I have spent many hours, sent many emails, annotated many lines of “Idlewild” by James Frankie Thomas since I first received it. My creative writing fellow gifted me the book via her mailbox last December, confidently saying “My friend James wrote a story with a similar style to yours.” After reading the book several times, I can fully understand why it is adored, especially within the queer community. 

There is something special about works written by queer people for other queer people (and I use the word queer loosely, as I cannot define who Thomas really wrote this for). To unpack the plot, why I adored it so much and what really worked for me, here’s a short synopsis (warning, there’s spoilers). 

The structure of the book switches between the narration of F&N when they were in school and Fay and Nell respectively around 15 years later, reflecting back on their friendship. The structure was inspired by Donna Tartt’s “The Secret History.” Thomas said the book is “an influence on “Idlewild” in the same sense that Shakespeare is an ‘influence’ on the English theatre.” 
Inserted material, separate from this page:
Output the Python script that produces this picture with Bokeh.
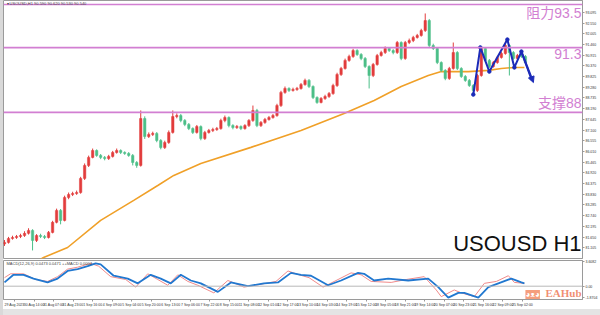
from bokeh.plotting import figure
from bokeh.models import (ColumnDataSource, Range1d, FixedTicker, Span, Label,
                          Arrow, NormalHead, Div, PrintfTickFormatter)
from bokeh.layouts import column, row
from bokeh.embed import file_html
from bokeh.resources import INLINE

# ---------------- data ----------------
first_open = 81.30
closes = [81.38, 81.58, 81.63, 81.68, 81.73, 81.84, 81.99, 81.48, 81.73, 81.68,
          81.63, 81.89, 82.40, 83.01, 82.50, 83.67, 83.82, 83.87, 83.92, 84.64,
          85.30, 85.71, 86.06, 85.81, 85.71, 85.65, 85.76, 85.96, 86.06, 85.96,
          85.91, 85.81, 85.45, 85.30, 87.69, 86.77, 86.88, 86.93, 86.57, 86.21,
          86.47, 86.98, 87.79, 87.84, 87.59, 87.39, 87.18, 86.98, 87.28, 86.67,
          86.98, 87.08, 87.13, 87.18, 87.59, 87.74, 87.33, 87.23, 87.28, 87.18,
          87.33, 87.59, 88.10, 87.33, 87.49, 87.64, 87.74, 87.84, 88.35, 89.02,
          89.22, 89.12, 89.17, 89.22, 89.42, 89.63, 89.32, 88.76, 88.51, 88.71,
          88.81, 88.96, 89.37, 89.93, 90.24, 90.65, 90.85, 91.15, 90.95, 90.75,
          90.34, 89.88, 90.44, 90.90, 91.05, 91.26, 91.15, 91.05, 91.56, 90.75,
          91.56, 91.66, 91.82, 91.92, 92.17, 92.68, 91.41, 91.26, 90.54, 90.14,
          89.73, 90.24, 91.05, 90.24, 89.83, 89.63, 89.37, 89.12, 89.88, 91.26,
          90.65, 90.34, 90.54, 90.80, 91.00, 91.41, 91.05, 90.75, 90.90, 90.85,
          90.54]
highs = [81.50, 81.66, 81.72, 81.76, 81.82, 81.95, 82.10, 82.05, 81.80, 81.82,
         81.76, 81.96, 82.48, 83.10, 83.08, 83.76, 83.92, 83.96, 84.02, 84.72,
         85.40, 85.80, 86.16, 86.12, 85.88, 85.78, 85.84, 86.04, 86.16, 86.12,
         86.02, 85.98, 85.88, 85.52, 88.10, 87.80, 86.98, 87.02, 87.00, 86.64,
         86.56, 87.08, 88.10, 87.95, 87.92, 87.66, 87.46, 87.24, 87.36, 87.34,
         87.06, 87.16, 87.22, 87.26, 87.68, 87.84, 87.80, 87.40, 87.36, 87.34,
         87.40, 87.66, 88.35, 88.18, 87.56, 87.72, 87.82, 87.92, 88.44, 89.10,
         89.32, 89.28, 89.26, 89.30, 89.50, 89.72, 89.70, 89.38, 88.82, 88.78,
         88.90, 89.04, 89.46, 90.02, 90.32, 90.74, 90.94, 91.24, 91.22, 91.02,
         90.82, 90.40, 90.52, 90.98, 91.14, 91.36, 91.32, 91.22, 91.64, 91.62,
         91.64, 91.76, 91.90, 92.00, 92.26, 93.04, 92.76, 91.50, 91.32, 90.60,
         90.20, 90.32, 91.56, 91.12, 90.30, 89.90, 89.70, 89.44, 89.96, 91.36,
         91.32, 90.72, 90.62, 90.88, 91.08, 91.62, 91.48, 91.12, 90.98, 90.98,
         90.92]
lows = [81.20, 81.32, 81.52, 81.56, 81.60, 81.66, 81.78, 80.97, 81.40, 81.60,
        81.55, 81.58, 81.84, 82.35, 82.30, 82.45, 83.58, 83.74, 83.80, 83.86,
        84.56, 85.22, 85.66, 85.74, 85.62, 85.56, 85.58, 85.70, 85.90, 85.88,
        85.84, 85.74, 85.30, 85.18, 85.24, 86.65, 86.70, 86.80, 86.48, 86.12,
        86.14, 86.40, 86.92, 87.70, 87.50, 87.30, 87.10, 86.90, 86.92, 86.58,
        86.60, 86.92, 87.00, 87.06, 87.12, 87.50, 87.24, 87.14, 87.16, 87.10,
        87.12, 87.26, 87.52, 87.25, 87.26, 87.42, 87.58, 87.68, 87.78, 88.28,
        88.95, 89.04, 89.06, 89.10, 89.16, 89.36, 89.24, 88.68, 88.44, 88.46,
        88.64, 88.74, 88.90, 89.30, 89.86, 90.18, 90.58, 90.78, 90.88, 90.66,
        90.26, 89.22, 89.80, 90.38, 90.84, 90.98, 91.08, 90.96, 90.98, 90.66,
        90.68, 91.48, 91.58, 91.76, 91.86, 92.10, 91.32, 91.18, 90.46, 90.06,
        89.64, 89.66, 90.18, 90.16, 89.76, 89.56, 89.30, 88.92, 89.04, 89.82,
        90.56, 90.26, 90.28, 90.48, 90.74, 90.94, 89.88, 90.68, 90.68, 90.78,
        90.46]

ma_idx = [6.5, 9.75, 15.75, 24, 32.25, 38.25, 42.25, 49, 61.5, 74, 84.75,
          92.25, 99, 105.75, 109, 115.75, 120.75, 124, 127.25, 129.75]
ma_val = [80.21, 80.61, 81.12, 82.50, 83.52, 84.28, 84.79, 85.40, 86.22, 87.08,
          87.95, 88.61, 89.32, 89.88, 90.08, 90.08, 90.14, 90.24, 90.29, 90.29]

macd_idx = [0, 2.25, 4.75, 7.25, 10.75, 13.25, 15.75, 18.25, 20.75, 22.75, 24,
            27.25, 30.75, 33.25, 36.5, 39, 41.5, 44, 46.5, 49, 53.25, 56.5,
            60.75, 64.75, 68.25, 71.5, 74, 76.5, 80.75, 84, 88.25, 89.75, 92.25,
            95.75, 100.75, 105.75, 108.25, 110.75, 113.25, 114.75, 118.25,
            120.75, 123.25, 126.5, 129, 129.75]
macd_val = [0.53, 1.60, 1.60, 1.07, 0.53, 1.07, 2.14, 2.40, 2.81, 3.21, 3.07,
            1.47, 1.07, 0.40, 1.60, 1.07, 0.40, 1.60, 0.80, 0.40, -0.80, 0.53,
            0.00, 0.40, 0.53, 1.87, 1.60, 1.47, 0.13, 0.80, 1.87, 1.74, 0.80,
            1.07, 0.80, 1.07, -0.13, -1.60, -0.94, -0.94, -1.60, -0.13, 0.40,
            1.07, 0.53, 0.40]
signal_idx = [0, 1.5, 4.75, 7.75, 10.75, 13.25, 15.75, 18.25, 21.5, 23.5, 26.5,
              30.25, 32.75, 35.75, 38.25, 40.75, 43.25, 45.75, 48.25, 52.25,
              55.75, 59.75, 64, 67.75, 70.75, 73.5, 76, 79.5, 83.25, 86.5, 89,
              91.5, 96.5, 100.25, 104.75, 107.75, 109, 112.25, 114, 117.25,
              119.75, 122.75, 125.75, 127.25, 129.75]
signal_val = [1.20, 1.74, 1.74, 0.94, 0.67, 1.34, 2.40, 2.67, 3.21, 2.81, 1.34,
              0.94, -0.13, 1.74, 0.94, 0.13, 1.60, 0.67, 0.13, -0.94, 0.80,
              -0.13, 0.27, 0.67, 2.14, 1.60, 1.20, -0.13, 0.94, 1.87, 1.60,
              0.67, 0.53, 0.94, 1.34, -0.53, -1.47, -0.53, -0.94, -1.47, 0.40,
              0.67, 1.47, 0.53, 0.40]

levels = [93.5, 91.3, 88.0]
level_texts = ["阻力93.5", "91.3", "支撑88"]

zig_idx = [117, 118.75, 121, 125.5, 127.25, 129, 132]
zig_val = [88.91, 91.31, 90.08, 91.71, 90.29, 91.10, 89.52]

price_ticks = [93.095, 92.550, 92.005, 91.460, 90.915, 90.370, 89.825, 89.280,
               88.735, 88.190, 87.645, 87.100, 86.555, 86.010, 85.465, 84.920,
               84.375, 83.830, 83.285, 82.740, 82.195, 81.650, 81.105]
date_pos = [2.5, 7.4, 12.25, 17.1, 22.0, 26.9, 31.75, 36.6, 41.5, 46.4, 51.25,
            56.1, 61.0, 65.9, 70.75, 75.6, 80.5, 85.4, 90.25, 95.1, 100.0,
            104.9, 109.75, 114.6, 119.5, 124.4, 129.25]
date_labels = ["29 Aug 2023", "30 Aug 14:00", "31 Aug 07:00", "31 Aug 23:00",
               "1 Sep 16:00", "4 Sep 09:00", "5 Sep 04:00", "5 Sep 20:00",
               "6 Sep 13:00", "7 Sep 06:00", "7 Sep 22:00", "8 Sep 15:00",
               "11 Sep 08:00", "12 Sep 01:00", "12 Sep 17:00", "13 Sep 10:00",
               "14 Sep 03:00", "14 Sep 19:00", "15 Sep 12:00", "18 Sep 05:00",
               "18 Sep 21:00", "19 Sep 14:00", "20 Sep 07:00", "20 Sep 23:00",
               "21 Sep 16:00", "22 Sep 09:00", "25 Sep 02:00"]
macd_ticks = {3.4: "3.6082", 0: "0.00", -1.6: "-1.8704"}

# ---------------- build ----------------
UP, DOWN = "#e23c3c", "#4cbf88"
LEVEL = "#d27fd2"
opens = [first_open] + closes[:-1]
idx = list(range(len(closes)))
mid = [(o + c) / 2 for o, c in zip(opens, closes)]
hgt = [max(abs(c - o), 0.03) for o, c in zip(opens, closes)]
col = [UP if c >= o else DOWN for o, c in zip(opens, closes)]
src = ColumnDataSource(dict(x=idx, o=opens, c=closes, h=highs, l=lows,
                            mid=mid, hgt=hgt, col=col))

xr = Range1d(-0.25, 144.25)
FONT = "Liberation Sans, Noto Sans CJK SC"

p = figure(width=597, height=259, x_range=xr, y_range=Range1d(80.56, 93.70),
           output_backend="svg", toolbar_location=None, y_axis_location="right",
           min_border_left=0, min_border_right=17, min_border_top=0,
           min_border_bottom=1)
p.xaxis.visible = False
p.grid.visible = False
p.outline_line_color = "#9a9a9a"
ax = p.yaxis[0]
ax.ticker = FixedTicker(ticks=price_ticks)
ax.formatter = PrintfTickFormatter(format="%.3f")
ax.major_label_text_font_size = "3.5px"
ax.major_label_text_color = "#333333"
ax.major_tick_out = 2
ax.major_tick_in = 0
ax.minor_tick_out = 0
ax.minor_tick_in = 0
ax.major_label_standoff = 1
ax.axis_line_color = "#9a9a9a"
ax.major_tick_line_color = "#9a9a9a"

for lv in levels:
    p.add_layout(Span(location=lv, dimension="width", line_color=LEVEL,
                      line_width=1.6))

p.line(ma_idx, ma_val, line_color="#f0a028", line_width=1.6)
p.segment(x0="x", y0="l", x1="x", y1="h", line_color="col", line_width=1,
          source=src)
p.rect(x="x", y="mid", width=0.6, height="hgt", fill_color="col",
       line_color="col", line_width=0.5, source=src)

p.line(zig_idx[:-1] + [zig_idx[-1] - 0.4], zig_val[:-1] + [zig_val[-1] + 0.12],
       line_color="#1c2bb8", line_width=2)
p.scatter(zig_idx[:-1], zig_val[:-1], size=3.5, color="#1c2bb8")
p.add_layout(Arrow(end=NormalHead(size=6, fill_color="#1c2bb8",
                                  line_color="#1c2bb8"),
                   x_start=zig_idx[-2], y_start=zig_val[-2],
                   x_end=zig_idx[-1], y_end=zig_val[-1],
                   line_color="#1c2bb8", line_width=2))

bases = ["top", "top", "bottom"]
offs = [-1, -1, 1]
for lv, t, b, o in zip(levels, level_texts, bases, offs):
    p.add_layout(Label(x=144.0, y=lv, y_offset=o, text=t, text_align="right",
                       text_baseline=b, text_font=FONT,
                       text_font_size="14px", text_color=LEVEL))

p.add_layout(Label(x=144.0, y=81.33, text="USOUSD H1", text_align="right",
                   text_baseline="middle", text_font=FONT,
                   text_font_size="22px", text_color="#111111"))
p.add_layout(Label(x=0.5, y=93.55, text="▾ USOUSD,H1  90.590 90.620 90.530 90.540",
                   text_baseline="middle", text_font=FONT,
                   text_font_size="4px", text_color="#444444"))

# ---- MACD panel ----
q = figure(width=597, height=50, x_range=xr, y_range=Range1d(-1.87, 3.61),
           output_backend="svg", toolbar_location=None, y_axis_location="right",
           min_border_left=0, min_border_right=17, min_border_top=1,
           min_border_bottom=9)
q.grid.visible = False
q.outline_line_color = "#9a9a9a"
q.add_layout(Span(location=0, dimension="width", line_color="#b8b8b8",
                  line_width=1))
q.line(signal_idx, signal_val, line_color="#f08a8a", line_width=1)
q.line(macd_idx, macd_val, line_color="#2178d0", line_width=1.8)
q.add_layout(Label(x=0.5, y=3.15, text="MACD(12,26,9) 0.0473 0.0471  ++MACD 0.0004",
                   text_baseline="middle", text_font=FONT,
                   text_font_size="4px", text_color="#444444"))

qy = q.yaxis[0]
qy.ticker = FixedTicker(ticks=list(macd_ticks.keys()))
qy.major_label_overrides = macd_ticks
qx = q.xaxis[0]
qx.ticker = FixedTicker(ticks=date_pos)
qx.major_label_overrides = dict(zip(date_pos, date_labels))
for a in (qx, qy):
    a.major_label_text_font_size = "3.5px"
    a.major_label_text_color = "#333333"
    a.major_tick_out = 2
    a.major_tick_in = 0
    a.minor_tick_out = 0
    a.minor_tick_in = 0
    a.major_label_standoff = 1
    a.axis_line_color = "#9a9a9a"
    a.major_tick_line_color = "#9a9a9a"

# EAHub watermark (icon + word), kept inside the panel
q.add_layout(Label(x=130.0, y=-1.8, text="◕ᴥ◕", text_align="left",
                   text_baseline="bottom", text_font_size="8px",
                   text_line_height=2.2, text_color="white",
                   background_fill_color="#f4946f",
                   background_fill_alpha=0.9))
q.add_layout(Label(x=144.0, y=-1.85, text="EAHub", text_align="right",
                   text_baseline="bottom", text_font="Liberation Serif",
                   text_font_size="11px", text_font_style="bold",
                   text_color="#ee7a58", text_alpha=0.85))

left = Div(width=3, height=315, styles={"background-color": "#d9d9d9"},
           margin=0)
bottom = Div(width=597, height=6, styles={"background-color": "#e4e4e4"},
             margin=0)
layout = row(left, column(p, q, bottom, spacing=0), spacing=0)

open("out.html", "w").write(file_html(layout, INLINE))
Teenagers Fay and Nell attend a Quaker high school in Manhattan in 2002-3. They become friends the day 9/11 happens. Nell is a pretty stereotypically-described lesbian: she’s obsessive, craves validation and love and becomes hopelessly infatuated with her new best friend Fay. Fay is the type of person that is obsessed with gay couples—to the point where it may be considered a problem—but she is definitely not a lesbian. She’s on her own path of self-discovery throughout the book, although I had gotten a teaser on this discovery based on my fellow’s synopsis. 

It is hinted to, at the end, that Fay is transgender—or at least, not a woman. Fay never makes a pronoun change or anything explicitly in the book, but the fact that Fay’s epilogue ended in a page of her really realizing that she wanted to be a gay man is quite telling (in all caps, too!). 

The two are best friends. They like to gossip and write notes to each other during class. However, it seemed as if Nell is more invested in the friendship than Fay really is. Fay seems to be looking for a distraction, something to get her through the school days. Meanwhile, Nell has a secret online blog of everything Fay: you can call her a stalker, because her teenage-self did, in fact, obsess over Fay that much. They write fanfiction together, which I consider to be extremely cringey but also extremely queer-teenager-coded. 

It all changes a little when a boy named Theo transfers to their school after 9/11. He’s friends—and living with—a boy named Christopher, and Fay and Nell are completely convinced that the two boys are gay for each other. 

Did I mention they’re theater kids? The four are all in theater together, and Theo and Fay get double-casted as Iago (who Fay and Nell are totally convinced is gay). Theo and Fay become close friends, especially after Theo calls Fay out for not being a girl. They have a certain kind of bond that is never really fully described at the capacity I wanted. 

In the spirit of not spoiling any of the plot twists (because many happen!), I will simply say that there is much drama around friendship, college, fanfiction, bombs, etc. I personally believe it is more fun to read knowing who ends up transgender—it leaves room to search for evidence throughout the book.

To place my opinions of the book pretty openly while not providing any explicit spoilers about the big plot twists: I liked Fay more than Nell, even in my second and third readings. I probably was not supposed to be comparing the two because my teacher had spoiled which one ended up trans, but Fay had more of the layers that I particularly wanted to read about. She didn’t wear her heart on her sleeve like Nell did. She was loud and sometimes obnoxious, but I saw it more as a way to shelter who she really was. 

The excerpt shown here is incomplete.